Besides the possible illegal drive-thru drug window, Taylor said there are a number of problems with the property citing health and safety concerns, people living in RVs on the property and the general undesirables drawn to the area.

“We deal with sleepers. I have had people living under the stairs,” said Taylor, adding that once, he found someone had fitted the place out with candles and a sleeping bag.

“He’s got a nice little home there,” said Taylor. “It’s unacceptable. You wouldn’t put up with it if it was anywhere on your block.

“We have contacted fire, we have contacted bylaw, we have contacted RCMP, we have even gone to Interior Health.”

Taylor said that though they haven’t been able to deal with the problem, the City of Penticton bylaw department has tried.

“They have taken it upon themselves, with a little bit of needling from myself and probably some others, to co-ordinate a joint group between RCMP, fire and city bylaw,” said Taylor. “They are however, completely under-resourced.”

Taylor said he was once told when he made a complaint to bylaw that there was only one officer on, and they wouldn’t send someone to the problem property alone.

“You’re not happy sending one officer, how do you think I feel?” said Taylor.

Taylor noted the criminal problems were the responsibility of the RCMP, but that the city has a responsibility to ensure their own bylaws and other standards were enforced.

“What we need, from my perspective, is significantly greater investment in the resources available to bylaw enforcement, that includes more staff, probably more cash costs as well for them to be effective,” said Taylor. “The things that responsible landowners want you to enforce occur probably from eight in the evening till four in the morning and you have no one.”

Taylor also wants to see the penalties under the good neighbour bylaw stepped up to encourage landowners to be more responsible about rental properties.

“You have to do something. Increased resources to bylaw enforcement is one. Increasing penalties, escalating penalties, expropriation,” said Taylor. “I would think you have ample reason for giving more than $50 penalties.

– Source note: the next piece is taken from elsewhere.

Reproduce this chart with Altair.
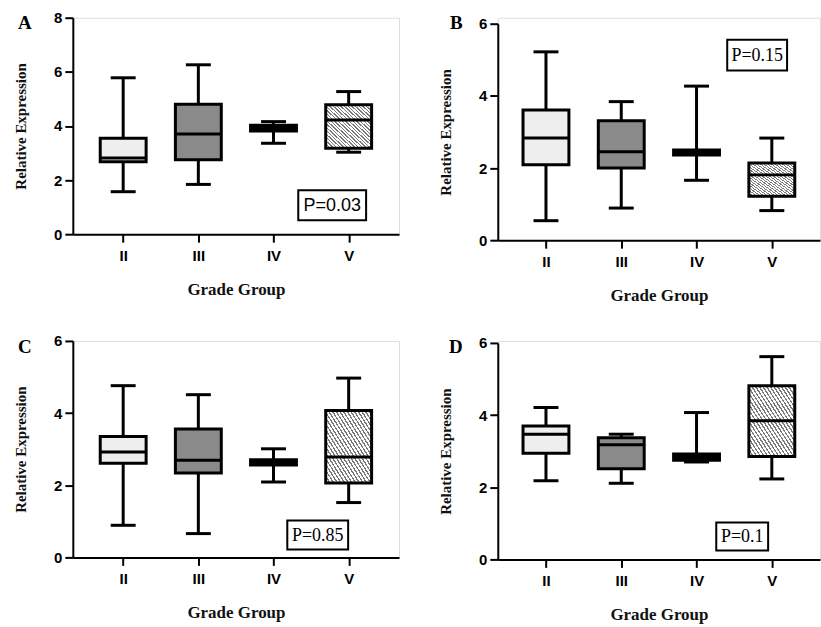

“It is a nice town, it is a good city but there are several rundown, fairly decrepit properties that my sense is in other cities there would be a lot of attention shown on these properties to get them to comply.”

Mayor Andrew Jakubeit said the issues raised by Taylor would be discussed during the budget process, starting in late November. Hopefully, Jakubeit said, the city would be able to follow up in a month or two.